Although Zeno's influence on early Greek mathematics probably was minimal, many of his paradoxes, like the "Achilles" paradox, relate to the concepts of infinity and the continuum, which would become major areas of interest in calculus. But it would take 19th- and 20th-century mathematicians to clearly understand the mathematics of Zeno's paradox, which is based on the distinction between measures of intervals and the number of points they contain. With the development of this concept, Zeno's paradoxes established an important influence on the work 19th-century German mathematician Karl Weierstrass, who helped start the "mathematical renaissance" and developed the notion of uniform convergence. The dilemmas presented by the paradoxes continued to exert a strong hold on mathematical thought through the work of Bertrand Russell, German mathematician Lewis Carroll, who introduced the concept of infinite sets, and many others.

Despite being dubbed the first "great doubter" and "man of destiny" in mathematics, Zeno was primarily a philosopher and not a mathematician. It is a testament to Zeno's keen intellect that later mathematicians went on to form numerous mathematical theories and problems from his work.

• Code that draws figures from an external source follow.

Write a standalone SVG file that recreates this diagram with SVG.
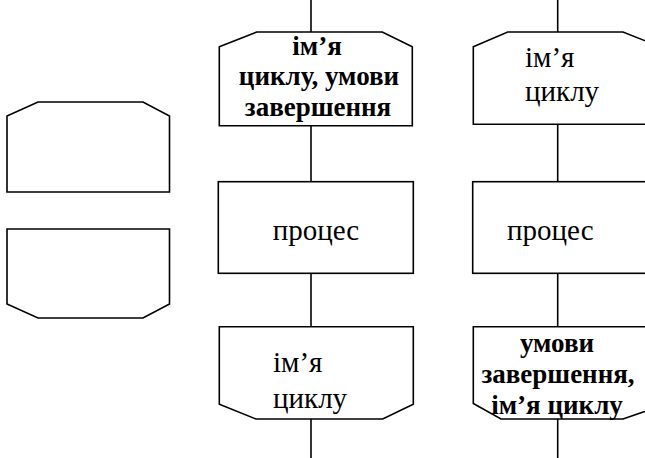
<svg xmlns="http://www.w3.org/2000/svg" width="645" height="458" viewBox="0 0 645 458">
<style>
.s{fill:#fff;stroke:#000;stroke-width:1.6;stroke-linejoin:miter}
.c{stroke:#000;stroke-width:1.6;fill:none}
text{font-family:'Liberation Serif','Times New Roman',Tinos,'DejaVu Serif',serif;fill:#000}
.r{font-size:29px}
.b{font-size:27px;font-weight:bold;text-anchor:middle}
</style>
<rect width="645" height="458" fill="#fff"/>
<g id="connectors">
<line class="c" x1="311" y1="0" x2="311" y2="32"/>
<line class="c" x1="311" y1="126" x2="311" y2="182"/>
<line class="c" x1="311" y1="273" x2="311" y2="327"/>
<line class="c" x1="311" y1="419" x2="311" y2="458"/>
<line class="c" x1="557.7" y1="0" x2="557.7" y2="32"/>
<line class="c" x1="557.7" y1="124" x2="557.7" y2="182"/>
<line class="c" x1="557.7" y1="273" x2="557.7" y2="327"/>
<line class="c" x1="557.7" y1="419" x2="557.7" y2="458"/>
</g>
<g id="legend-loop-start">
<polygon class="s" points="7,116 38,102 143,102 169.5,116 169.5,192 7,192"/>
</g>
<g id="legend-loop-end">
<polygon class="s" points="7,229 169.5,229 169.5,304 143,318 38,318 7,304"/>
</g>
<g id="loop-start-1">
<polygon class="s" points="219.3,46.7 256.7,32 382.3,32 412.3,46.7 412.3,125.7 219.3,125.7"/>
<text class="b" x="317" y="55">ім’я</text>
<text class="b" x="319" y="85">циклу, умови</text>
<text class="b" x="318" y="116">завершення</text>
</g>
<g id="process-1">
<rect class="s" x="218.3" y="181.7" width="195" height="91.6"/>
<text class="r" x="272.7" y="240">процес</text>
</g>
<g id="loop-end-1">
<polygon class="s" points="219.3,326.7 413.3,326.7 413.3,404.3 382.7,419 256,419 219.3,404.3"/>
<text class="r" x="273" y="372">ім’я</text>
<text class="r" x="273" y="408">циклу</text>
</g>
<g id="loop-start-2">
<polygon class="s" points="473.3,46.7 507.7,32 623,32 660,46.7 660,124.3 473.3,124.3"/>
<text class="r" x="525" y="67">ім’я</text>
<text class="r" x="525" y="101">циклу</text>
</g>
<g id="process-2">
<rect class="s" x="472.7" y="181.7" width="195" height="91.6"/>
<text class="r" x="507" y="240">процес</text>
</g>
<g id="loop-end-2">
<polygon class="s" points="473.3,326.7 666,326.7 666,404 623,419 501,419 473.3,403.5"/>
<text class="b" x="557" y="352">умови</text>
<text class="b" x="558" y="383">завершення,</text>
<text class="b" x="557" y="414">ім’я циклу</text>
</g>
</svg>
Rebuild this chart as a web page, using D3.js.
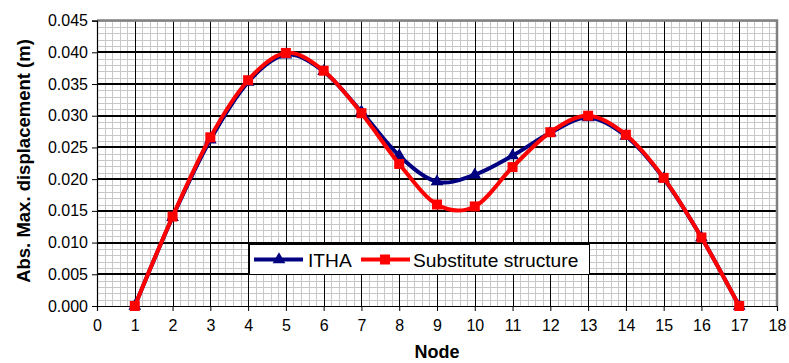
<!DOCTYPE html>
<html>
<head>
<meta charset="utf-8">
<script src="https://cdn.jsdelivr.net/npm/d3@7"></script>
<style>
  html, body { margin: 0; padding: 0; background: #fff; }
  svg { display: block; font-family: Arial, "Liberation Sans", sans-serif; }
</style>
</head>
<body>
<svg id="chart" width="789" height="363"></svg>
<script>
// Nodes along the structure
const nodes = [1, 2, 3, 4, 5, 6, 7, 8, 9, 10, 11, 12, 13, 14, 15, 16, 17];
// Absolute maximum displacement (m) per node
const itha = [0.0, 0.0140, 0.0262, 0.0353, 0.0396, 0.0370, 0.0306, 0.0237, 0.0196, 0.0207, 0.0237, 0.0273, 0.0297, 0.0268, 0.0201, 0.0108, 0.0];
const substitute = [0.0, 0.0141, 0.0266, 0.0356, 0.0399, 0.0371, 0.0304, 0.0224, 0.0160, 0.0157, 0.0219, 0.0274, 0.0300, 0.0270, 0.0202, 0.0108, 0.0];
const xTicks = d3.range(0, 19, 1);
const yTicks = [0.000, 0.005, 0.010, 0.015, 0.020, 0.025, 0.030, 0.035, 0.040, 0.045];
const seriesNames = ["ITHA", "Substitute structure"];

const svg = d3.select("#chart");
const pL = 97, pR = 777, pT = 20.6, pB = 306;

const x = d3.scaleLinear().domain([0, 18]).range([pL, pR]);
const y = d3.scaleLinear().domain([0, 0.045]).range([pB, pT]);

// minor grid
const g = svg.append("g");
const minorX = d3.range(0, 18.001, 0.2);
const minorY = d3.range(0, 0.04501, 0.001);
g.selectAll(".mx").data(minorX).join("line")
  .attr("x1", d => Math.round(x(d)) + 0.5).attr("x2", d => Math.round(x(d)) + 0.5)
  .attr("y1", pT).attr("y2", pB)
  .attr("stroke", "#c8c8c8").attr("stroke-width", 1);
g.selectAll(".my").data(minorY).join("line")
  .attr("y1", d => Math.round(y(d)) + 0.5).attr("y2", d => Math.round(y(d)) + 0.5)
  .attr("x1", pL).attr("x2", pR)
  .attr("stroke", "#c8c8c8").attr("stroke-width", 1);

// major grid
g.selectAll(".Mx").data(xTicks.slice(1, -1)).join("line")
  .attr("x1", d => Math.round(x(d)) + 0.5).attr("x2", d => Math.round(x(d)) + 0.5)
  .attr("y1", pT).attr("y2", pB)
  .attr("stroke", "#000").attr("stroke-width", 1);
g.selectAll(".My").data(yTicks.slice(1, -1)).join("line")
  .attr("y1", d => Math.round(y(d))).attr("y2", d => Math.round(y(d)))
  .attr("x1", pL).attr("x2", pR)
  .attr("stroke", "#000").attr("stroke-width", 2);

// plot frame: grey top & right
svg.append("path")
  .attr("d", `M${pL},${pT} H${pR} V${pB}`)
  .attr("fill", "none").attr("stroke", "#808080").attr("stroke-width", 2.5);

// axes
const xAxis = d3.axisBottom(x).tickValues(xTicks).tickSize(5).tickPadding(9).tickFormat(d3.format("d"));
const yAxis = d3.axisLeft(y).tickValues(yTicks).tickSize(5).tickPadding(4).tickFormat(d3.format(".3f"));

const gx = svg.append("g").attr("transform", `translate(0,${pB})`).call(xAxis);
const gy = svg.append("g").attr("transform", `translate(${pL},0)`).call(yAxis);
[gx, gy].forEach(a => {
  a.select(".domain").attr("stroke", "#000").attr("stroke-width", 1.2);
  a.selectAll(".tick line").attr("stroke", "#000");
  a.selectAll("text").attr("font-size", 16).attr("fill", "#000")
    .attr("font-family", "Arial, 'Liberation Sans', sans-serif");
});

// axis titles
svg.append("text").attr("x", (pL + pR) / 2).attr("y", 358)
  .attr("text-anchor", "middle").attr("font-weight", "bold").attr("font-size", 18).text("Node");
svg.append("text").attr("transform", `translate(30,${(32 + 290) / 2}) rotate(-90)`)
  .attr("text-anchor", "middle").attr("font-weight", "bold").attr("font-size", 18.5)
  .text("Abs. Max. displacement (m)");

// series
const line = d3.line().x((d, i) => x(nodes[i])).y(d => y(d)).curve(d3.curveCardinal.tension(0));
const tri = d3.symbol().type(d3.symbolTriangle).size(70);
const sq = d3.symbol().type(d3.symbolSquare).size(100);

svg.append("path").datum(itha).attr("d", line)
  .attr("fill", "none").attr("stroke", "#000080").attr("stroke-width", 4);
svg.selectAll(".tri").data(itha).join("path")
  .attr("transform", (d, i) => `translate(${x(nodes[i])},${y(d)})`)
  .attr("d", tri).attr("fill", "#000080");

svg.append("path").datum(substitute).attr("d", line)
  .attr("fill", "none").attr("stroke", "#ff0000").attr("stroke-width", 4);
svg.selectAll(".sq").data(substitute).join("path")
  .attr("transform", (d, i) => `translate(${x(nodes[i])},${y(d)})`)
  .attr("d", sq).attr("fill", "#ff0000");

// legend
const lg = svg.append("g");
lg.append("rect").attr("x", 249.5).attr("y", 244.5).attr("width", 340).attr("height", 30)
  .attr("fill", "#fff").attr("stroke", "#000").attr("stroke-width", 1);
const ly = 259.5;
lg.append("line").attr("x1", 254).attr("x2", 303).attr("y1", ly).attr("y2", ly)
  .attr("stroke", "#000080").attr("stroke-width", 4);
lg.append("path").attr("transform", `translate(279,${ly})`).attr("d", tri).attr("fill", "#000080");
lg.append("text").attr("x", 308).attr("y", ly + 7).attr("font-size", 19.2).text(seriesNames[0]);
lg.append("line").attr("x1", 361).attr("x2", 410).attr("y1", ly).attr("y2", ly)
  .attr("stroke", "#ff0000").attr("stroke-width", 4);
lg.append("path").attr("transform", `translate(385,${ly})`).attr("d", sq).attr("fill", "#ff0000");
lg.append("text").attr("x", 413).attr("y", ly + 7).attr("font-size", 19.2).text(seriesNames[1]);
</script>
</body>
</html>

While Cantor's theories on infinite setsled to explaining some of Zeno's paradoxes, the philosophical problems he presented have remained of interest and debate.

As reported by Plato, Zeno admitted that his book developed from the "pugnacity" of a younger man defending his mentor. Zeno, who was reported to be an active participant in politics, exhibited a similar contentiousness later in life when he "defended" good government by joining a plot against the tyrant Nearchus. The plot failed, and Zeno was arrested. According to legend, Zeno was tortured to reveal the names of his co-conspirators. Instead, the unyielding Zeno named the tyrant's own friends. Another legend says that Zeno bit off his tongue and spit it at his interrogators rather than betray his friends. He was eventually executed around 440 B.C.